Concepedia

TLDR

Preserving edge structures is a challenge for image interpolation algorithms that reconstruct high‑resolution images from low‑resolution inputs. The authors propose a new edge‑guided nonlinear interpolation technique that combines directional filtering with data fusion. For each pixel, two orthogonal observation sets generate directional estimates that are fused by a linear minimum‑mean‑square‑error estimator, and a simplified version reduces computational cost while maintaining performance. Experiments demonstrate that the proposed methods preserve edge sharpness and reduce ringing artifacts.

Abstract

Preserving edge structures is a challenge to image interpolation algorithms that reconstruct a high-resolution image from a low-resolution counterpart.
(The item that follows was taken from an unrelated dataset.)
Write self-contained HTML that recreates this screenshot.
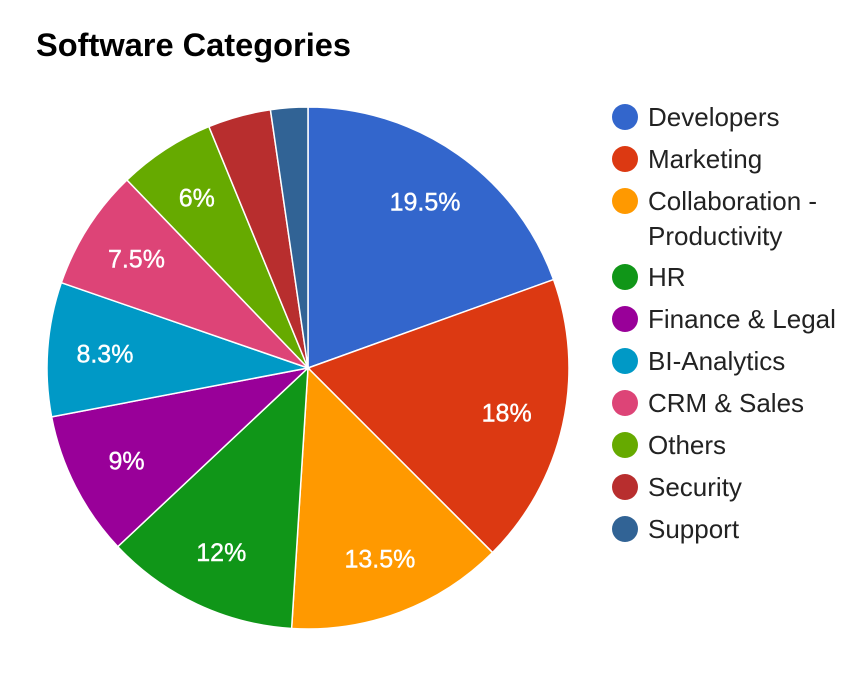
<!DOCTYPE html>
<html><head><meta charset="utf-8"><style>
body{margin:0;background:#fff;width:862px;height:678px;overflow:hidden;font-family:"Liberation Sans",Arial,sans-serif}
</style></head><body>
<svg id="chart" width="862" height="678" xmlns="http://www.w3.org/2000/svg">
<text x="36" y="56" font-size="32.6" font-weight="bold" fill="#000">Software Categories</text>
<g id="slices"></g><g id="labels"></g><g id="legend"></g>
</svg>
<script>
const categories=["Developers","Marketing","Collaboration - Productivity","HR","Finance & Legal","BI-Analytics","CRM & Sales","Others","Security","Support"];
const values=[19.5,18,13.5,12,9,8.3,7.5,6,3.9,2.3];
const printed=["19.5%","18%","13.5%","12%","9%","8.3%","7.5%","6%","",""];
const colors=["#3366cc","#dc3912","#ff9900","#109618","#990099","#0099c6","#dd4477","#66aa00","#b82e2e","#316395"];
const NS="http://www.w3.org/2000/svg";
const cx=308,cy=368,r=261;
const total=values.reduce((a,b)=>a+b,0);
function pt(a,rr){return [cx+rr*Math.sin(a),cy-rr*Math.cos(a)];}
const sg=document.getElementById('slices'),lg=document.getElementById('labels'),leg=document.getElementById('legend');
let acc=0;
values.forEach((v,i)=>{
  const a0=acc/total*2*Math.PI; acc+=v; const a1=acc/total*2*Math.PI;
  const p0=pt(a0,r),p1=pt(a1,r);
  const p=document.createElementNS(NS,'path');
  p.setAttribute('d',`M${cx},${cy}L${p0[0]},${p0[1]}A${r},${r} 0 ${a1-a0>Math.PI?1:0} 1 ${p1[0]},${p1[1]}Z`);
  p.setAttribute('fill',colors[i]);p.setAttribute('stroke','#fff');p.setAttribute('stroke-width','1.5');
  
  
  sg.appendChild(p);
  if(printed[i]){
    const m=pt((a0+a1)/2,r*0.78);
    const t=document.createElementNS(NS,'text');
    t.setAttribute('x',m[0]);t.setAttribute('y',m[1]+9);t.setAttribute('text-anchor','middle');
    t.setAttribute('font-size','25');t.setAttribute('fill','#fff');t.setAttribute('stroke','#fff');t.setAttribute('stroke-width','0.4');
    t.textContent=printed[i];
    
    
    lg.appendChild(t);
  }
});
const rowsY=[117,159,201,277,319,361,403,445,487,529];
categories.forEach((c,i)=>{
  const g=document.createElementNS(NS,'g');
  
  
  const ci=document.createElementNS(NS,'circle');
  ci.setAttribute('cx',625);ci.setAttribute('cy',rowsY[i]);ci.setAttribute('r',13);ci.setAttribute('fill',colors[i]);
  g.appendChild(ci);
  const parts=c==="Collaboration - Productivity"?["Collaboration -","Productivity"]:[c];
  parts.forEach((s,j)=>{
    const t=document.createElementNS(NS,'text');
    t.setAttribute('x',648);t.setAttribute('y',rowsY[i]+9+j*35);t.setAttribute('font-size','26');t.setAttribute('fill','#222');
    t.textContent=s;g.appendChild(t);
  });
  leg.appendChild(g);
});
</script>
</body></html>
We propose a new edge-guided nonlinear interpolation technique through directional filtering and data fusion. For a pixel to be interpolated, two observation sets are defined in two orthogonal directions, and each set produces an estimate of the pixel value. These directional estimates, modeled as different noisy measurements of the missing pixel are fused by the linear minimum mean square-error estimation (LMMSE) technique into a more robust estimate, using the statistics of the two observation sets. We also present a simplified version of the LMMSE-based interpolation algorithm to reduce computational cost without sacrificing much the interpolation performance. Experiments show that the new interpolation techniques can preserve edge sharpness and reduce ringing artifacts.